Located in the garden bed opposite 270 Doncaster Road

From the earliest days, women played an important role in the Greythorn Shopping Centre, working tirelessly in family businesses, as bakers, chefs, cashiers, cosmeticians, hairdressers, and accountants, while others ran their own businesses. This statue celebrates all these women, with a stylishly dressed lady in vintage clothing, evoking the mid-century modern ambiance of the strip.

One of the early female proprietors was Lorna Lovett who opened the Centre’s first ‘frock’ shop in 1955, L’Ovette Boutique (264 Doncaster Road). It opened with a bang. Lorna organised a series of spring fashion parades to raise funds for local schools and clubs. The parades were a great marketing ploy and reflected the importance of the local community to the traders. Later Ruth Black, proprietor of the House of Maxwell Mouse, and Mrs Lyn Tobias, proprietor of Tobias Fashions also raised funds for local charities by staging fashion parades.

Across the Road was Evie Kay’s Toys (305 Doncaster Road). This successful business operated for 40 years selling toys, books, and games. It later moved to 321 Doncaster Road.

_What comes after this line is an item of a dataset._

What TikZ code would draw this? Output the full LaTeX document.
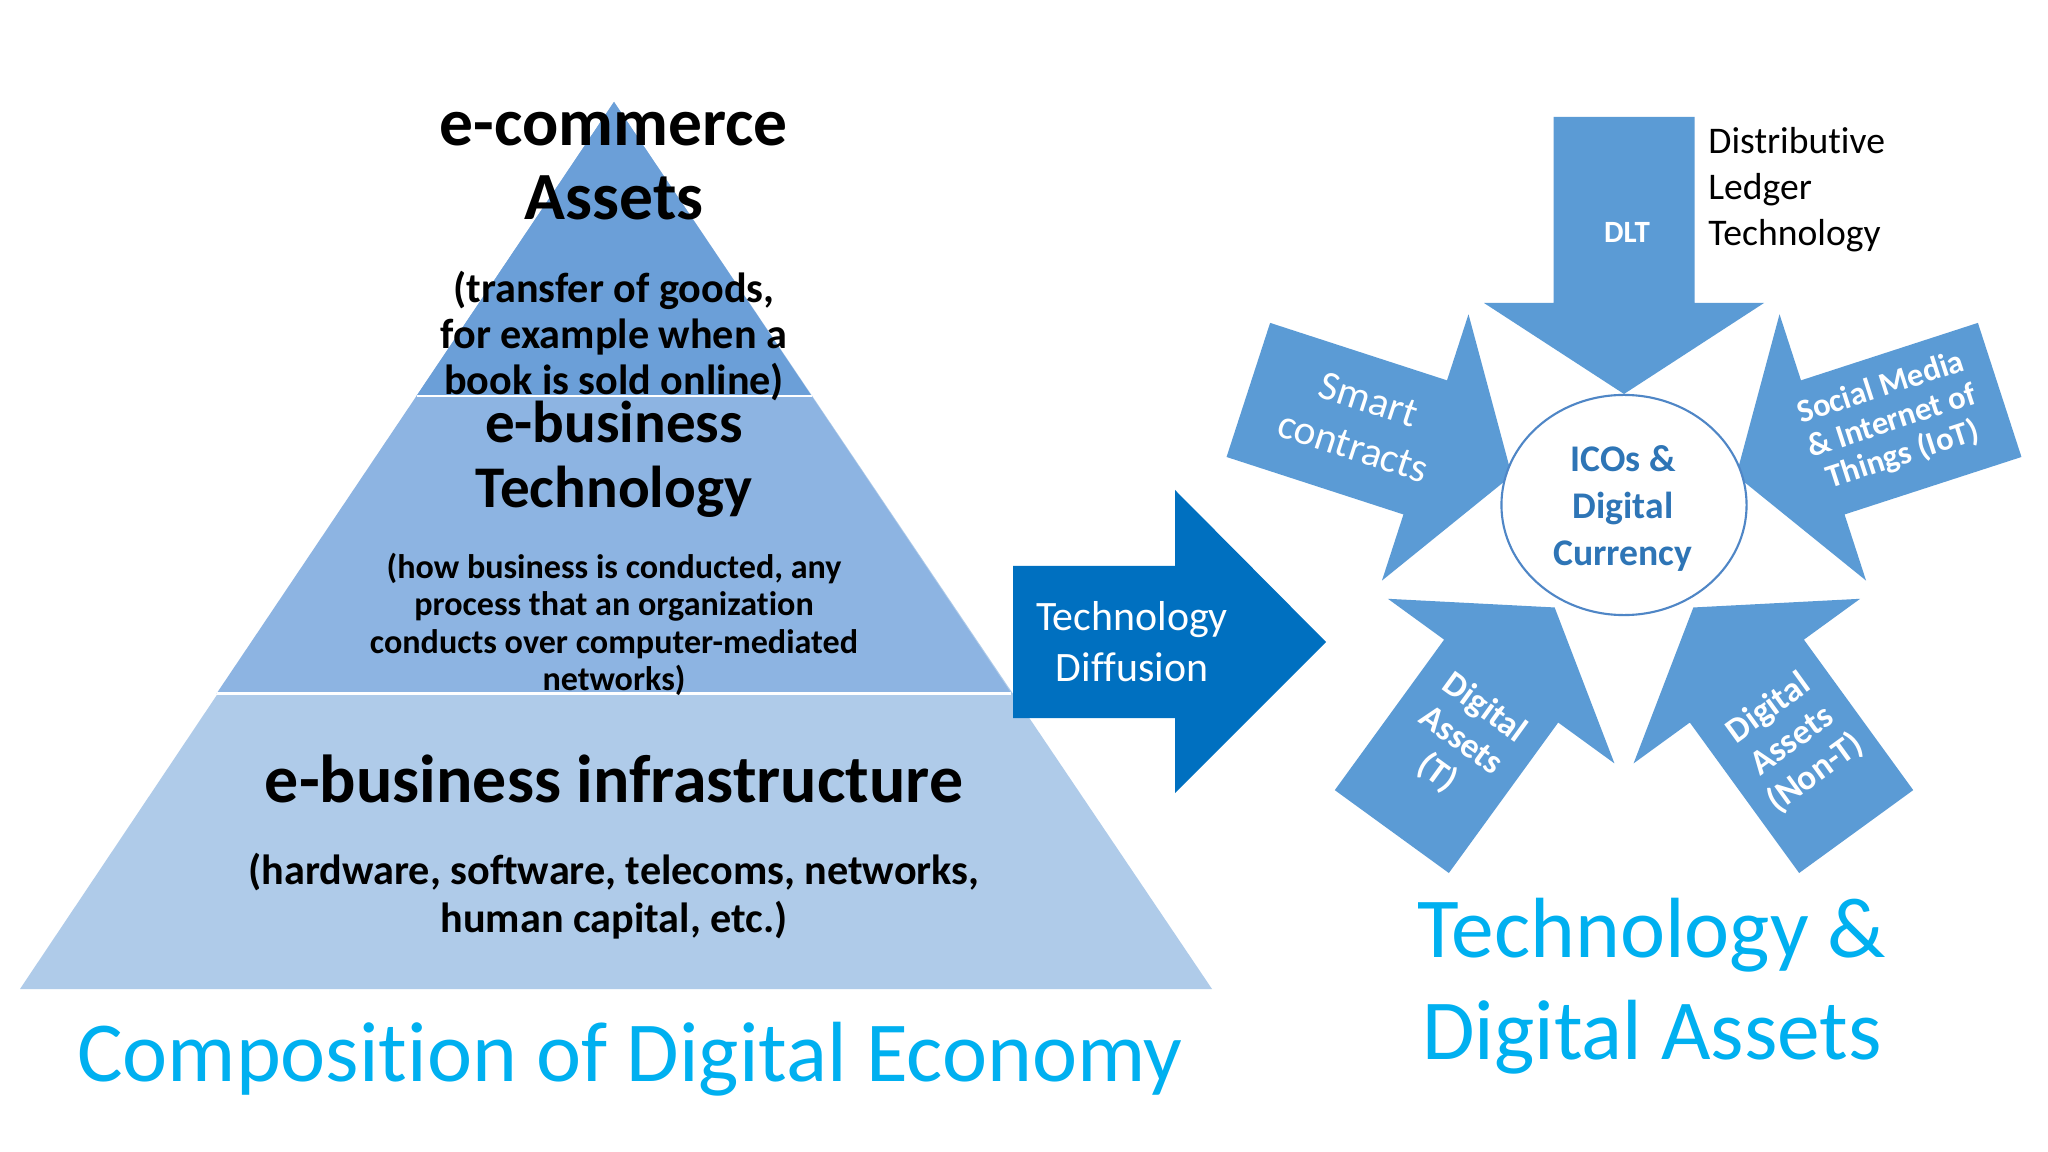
\documentclass[tikz,border=0pt]{standalone}
\usepackage{fontspec}
\setmainfont{Carlito}[Ligatures=NoCommon]

\definecolor{pyrtop}{HTML}{6B9FD8}
\definecolor{pyrmid}{HTML}{8DB4E2}
\definecolor{pyrbase}{HTML}{AFCBE9}
\definecolor{starblue}{HTML}{5B9BD5}
\definecolor{diffblue}{HTML}{0070C0}
\definecolor{skyblue}{HTML}{00B0F0}
\definecolor{icoblue}{HTML}{2E75B6}
\definecolor{ringline}{HTML}{4F86C6}

\newcommand{\setfs}[2]{\fontsize{#1}{#2}\selectfont}

\begin{document}
\begin{tikzpicture}[x=0.01cm, y=-0.01cm,
    pyrtext/.style = {align=center, anchor=base, text=black},
    startext/.style = {align=center, text=white},
    bigtitle/.style = {align=center, anchor=base, text=skyblue, font=\setfs{24.3}{29}}]

\useasboundingbox (0,0) rectangle (2048,1152);
\fill[white] (0,0) rectangle (2048,1152);

% pyramid, three layers
\fill[pyrbase] (614,102) -- (1212,989) -- (20,989) -- cycle;
\fill[pyrmid] (614,102) -- (1011.4,693.5) -- (216.6,693.5) -- cycle;
\fill[pyrtop] (614,102) -- (811.5,396) -- (416.5,396) -- cycle;
\draw[white, line width=0.7pt] (416.5,396) -- (811.5,396) (216.6,693.5) -- (1011.4,693.5);

% (base = baseline of the last line)
\node[pyrtext, font=\setfs{19.2}{21.2}\bfseries] (ecom) at (614,220) {e-commerce\\Assets};
\node[pyrtext, font=\setfs{12}{13.2}\bfseries] (ecomnote) at (614,395) {(transfer of goods,\\for example when a\\book is sold online)};
\node[pyrtext, font=\setfs{16.8}{18.5}\bfseries] (ebiz) at (614,508) {e-business\\Technology};
\node[pyrtext, font=\setfs{9.7}{10.67}\bfseries] (ebiznote) at (614,690.6) {(how business is conducted, any\\process that an organization\\conducts over computer-mediated\\networks)};
\node[pyrtext, font=\setfs{19.3}{22}\bfseries] (infra) at (614,802) {e-business infrastructure};
\node[pyrtext, font=\setfs{12}{13.4}\bfseries] (infranote) at (614,932) {(hardware, software, telecoms, networks,\\human capital, etc.)};

% diffusion arrow
\fill[diffblue] (1013,566) -- (1175,566) -- (1175,490) -- (1326,642) -- (1175,793) -- (1175,718) -- (1013,718) -- cycle;
\node[startext, anchor=base, font=\setfs{11.9}{14.65}] (diff) at (1132,682) {Technology\\Diffusion};

% ring of arrows
\begin{scope}[shift={(1624,512)}]
  \foreach \ang in {0,72,...,288}
    \fill[starblue, rotate=\ang] (-70.5,-395) -- (70.5,-395) -- (70.5,-209) -- (140,-209) -- (0,-118) -- (-140,-209) -- (-70.5,-209) -- cycle;
\end{scope}
\draw[ringline, fill=white, line width=0.6pt] (1624,505) ellipse [x radius=1.225cm, y radius=1.1cm];

\node[align=center, anchor=base, text=icoblue, font=\setfs{10.7}{13.3}\bfseries] (ico) at (1623,565) {ICOs \&\\Digital\\Currency};
\node[startext, anchor=base, font=\setfs{8.8}{10}\bfseries] (dlt) at (1627,242.6) {DLT};
\node[align=left, anchor=base west, font=\setfs{10.7}{13.1}] (dltnote) at (1696,245.5) {Distributive\\Ledger\\Technology};
\node[startext, rotate=-18, font=\setfs{11.8}{14}] (smart) at (1361,423) {Smart\\contracts};
\node[startext, rotate=18, font=\setfs{9.3}{10}\bfseries] (social) at (1892,422) {Social Media\\\& Internet of\\Things (IoT)};
\node[startext, rotate=-36, font=\setfs{10}{11.4}\bfseries] (digt) at (1461,741) {Digital\\Assets\\(T)};
\node[startext, rotate=36, font=\setfs{10}{11.4}\bfseries] (dignt) at (1792,741) {Digital\\Assets\\(Non-T)};

% captions
\node[bigtitle] (comp) at (630,1081.7) {Composition of Digital Economy};
\node[bigtitle] (techdig) at (1652,1059) {Technology \&\\Digital Assets};
\end{tikzpicture}
\end{document}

The statue’s plaque reads:

Hi, I’m Evie. I opened the first toy shop in Greythorn in the 1950s. The most popular toys were cyclops cars and scooters, bikes, and dolls’ prams. It was called Evie Kay’s.

Something to think about:

Evie is stylishly dressed in a vintage 1950s dress with a matching handbag, shoes and hat, to evoke the mid-century modern ambiance of the strip, which in the 1950s became ‘the business heart of Greythorn.’ Evie also represents the entrepreneurial and fashionable female proprietors who have established businesses in the strip. Mrs Lorna Lovette had opened the strip’s first frock shop in the late 1950s, while dancer Gay Wightman established her business in 1960.

See the G on Evie’s bag, it was used in Angela Polglaze’s Greythorn Icons sculptures. Stroll to the fire station where the Greythorn Icons statues are located, see if you can find the ‘G’ there too. Also make your way to the Trentwood strip of shops, look at the footpath and see where the Greythorn G is embedded.